# Leather Seat Help



## panelman (Sep 27, 2012)

So I picked up this seat and the leather is pretty hard. Its not really cracked bad but was wondering what suggestions anybody has on loosening it up a little. And keeping it from cracking more, I would like to ride it and don't want to worry too much about it getting a lot worse. 
Thanks in Advance!!


----------



## Gary Mc (Sep 27, 2012)

I use Bickmore Bick 4 & Bick 5 Leather cleaners & conditioners on leather hard pan seats.
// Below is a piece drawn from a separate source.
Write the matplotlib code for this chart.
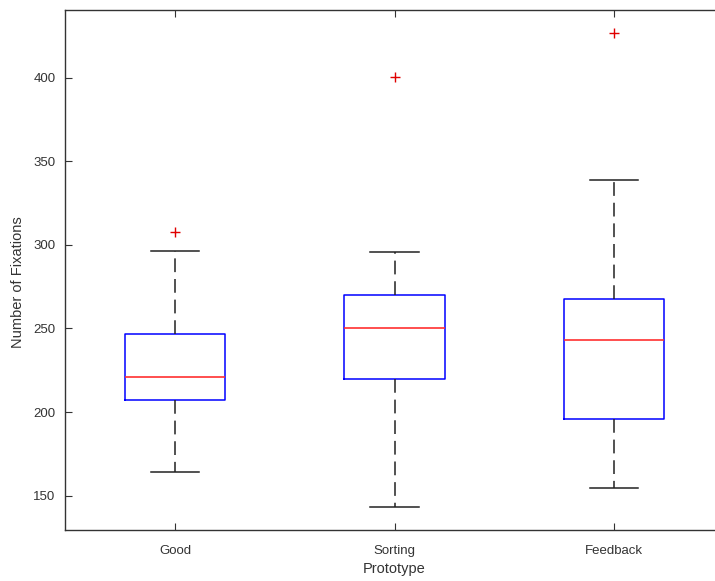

It works great & really conditions & softens old leather.  It is a shoe care product most people use on expensive & exotic leather western boots which is exactly the other reason I use it.  Google it and hopefully someone sells it near you or you can order it online.


----------



## SirMike1983 (Sep 27, 2012)

Riding these is iffy because the stress tends to make them worse. If you ride it hard, that saddle top will eventually fail. They do hold up to light riding every so often. I have an original on my Schwinn Henderson, and I ride that bike maybe a handful of times per year for an hour or so at a time. 

The best products I've found for preserving leather saddles tops are Lexol and Brooks Proofhide. Lexol is more a liquid, and Proofhide is a gel/wax. You could combine treatments. Lexol comes in two relevant flavors: the cleaner and the preservative. You can use both of them if you like. I use it all the time on my good Red Wing boots when I want to clean and preserve them. You start by applying the cleaner, then the preservative.

The Brooks Proofhide tends to offer a more durable treatment if you ride more/harder. The Brooks wax is a mixture of tallow, beeswax, and other preservatives. It smells sort of like a candle. At normal temperature it goes on as a jelly that you rub in. I tend to like this better for saddles in terms of a preservative, but the Lexol works too. I'd stay away from your basic shoe rack type stuff, it just doesn't seem to do a very good job and often leaves a slippery, nasty varnish.

So my pick are Lexol or Brooks Proofhide, depending on whether you prefer a liquid treatment, or a preservative jelly. You can also use the Lexol cleaner and then follow up with Proofhide, which is what I like to do. The liquid cleaner takes away dirt and grime, while the thicker Proofhide jelly protects and preserves the leather.


----------



## Gary Mc (Sep 27, 2012)

SirMike1983 said:


> I'd stay away from your basic shoe rack type stuff, it just doesn't seem to do a very good job and often leaves a slippery, nasty varnish.




Mike, I agree on most shoe products and would never use them but the two Bickmore products I recommended are very different. They are purely a leather cleaner & conditioner/protectant.  They were designed to keep "very" expensive boots supple & soft and are great to bring back vintage western boots even those starting to crack.  There is no slippery feel and definitely no varnish type residue.  The maker intended them to only restore or maintain the original leather finish, not cover it.  Both penetrate extremely well & do not stay on the surface. I have used them to restore vintage western boots worth mega bucks on several occasions and now one seat with great results.  They are extremely easy to use, you just keep working the product in. 

I do agree leather in this condition will eventually fail if ridden on much.

Here's a seat I just used Bickmore Bick 4 & 5 on, it was stained in places, very dirty, and appeared to be starting to crack in a couple of places.  All of those problems disappeared after using these products.  It was nowhere near as bad as panelman's appears admittedly but I have had good results on boots badly cracking after multiple applications.  The Bickmore conditioner soaked in after a few applications and walla mine looks like a new seat with zero residue on the surface.

It can only be used on hard pan seats though, on true leather seats without a pan I agree Brooks proofhide is best.

Before




After


----------



## SirMike1983 (Sep 27, 2012)

That looks pretty good- I'm talking mainly about "Kiwi" etc. with the shoe comment. There are some pretty high end conditioners out there in the western boot/saddle department. You just don't see them everywhere, like you do with Kiwi and similar stuff. Proofhide can be pretty hard to find too sometimes.



Gary Mc said:


> Mike, I agree on most shoe products and would never use them but the two Bickmore products I recommended are very different. They are purely a leather cleaner & conditioner/protectant.  They were designed to keep "very" expensive boots supple & soft and are great to bring back vintage western boots even those starting to crack.  There is no slippery feel and definitely no varnish type residue.  The maker intended them to only restore or maintain the original leather finish, not cover it.  Both penetrate extremely well & do not stay on the surface. I have used them to restore vintage western boots worth mega bucks on several occasions and now one seat with great results.  They are extremely easy to use, you just keep working the product in.
> 
> I do agree leather in this condition will eventually fail if ridden on much.
> 
> ...


----------